Entering edit mode
3.0 years ago
Zahra
▴
110
Hi all, I have raw counts of samples in a dataframe. The row names is Ensembl ID and I want to convert them to a gene symbol. So I’ve run the code below.
query <- GDCquery(project = "TCGA-COAD" ,
data.category = "Transcriptome Profiling" ,
data.type = "Gene Expression Quantification",
workflow.type = "HTSeq - Counts" ,
sample.type = c("Primary Tumor", "Solid Tissue Normal"),
experimental.strategy = "RNA-Seq")
GDCdownload(query)
query.counts.colon <- GDCprepare(query)
ColonMatrix <- as.data.frame(SummarizedExperiment::assay(query.counts.colon ))
ens <- row.names(ColonMatrix)
> length(ens)
[1] 56602
#Ensembl id converting
require(org.Hs.eg.db)
ens_to_symbol <- mapIds(
org.Hs.eg.db,
keys = ens,
column = 'SYMBOL',
keytype = 'ENSEMBL')
mart <- useDataset('hsapiens_gene_ensembl', useMart('ensembl'))
ens_to_symbol_biomart <- getBM(
filters = 'ensembl_gene_id',
attributes = c('ensembl_gene_id', 'hgnc_symbol'),
values = ens,
mart = mart)
ens_to_symbol_biomart <- merge(
x = as.data.frame(ens),
y = ens_to_symbol_biomart ,
by.y = 'ensembl_gene_id',
all.x = TRUE,
by.x = 'ens')
head(ens_to_symbol_biomart)
ens hgnc_symbol
1 ENSG00000000003 TSPAN6
2 ENSG00000000005 TNMD
3 ENSG00000000419 DPM1
4 ENSG00000000457 SCYL3
5 ENSG00000000460 C1orf112
6 ENSG00000000938 FGR
but when I check for duplicated gene symbols I found this :
>table(duplicated(ens_to_symbol_biomart$ hgnc_symbol))
FALSE TRUE
38446 18156
I don't know what is the reason for these duplicates.

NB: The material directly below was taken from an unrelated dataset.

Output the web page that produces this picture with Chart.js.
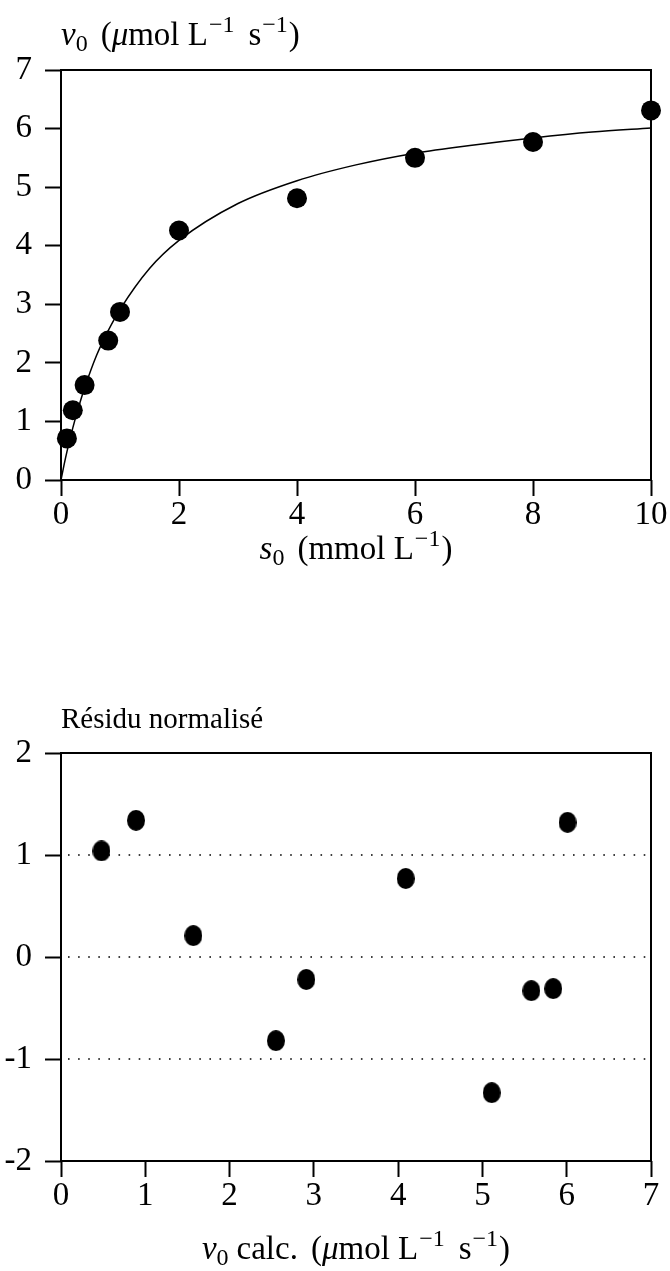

Should I remove these duplicated rows? Thanks for any help
Past threads that may be useful: Why am I getting different ensembl gene ids for a given gene symbol?
How to deal with the case that one gene symbol matches multiple ensembl ids?
You might have duplicates in your ensembl gene list. Or, there might be many ensembl IDs with blank gene IDs. I don't think there are 56k coding genes in the human genome.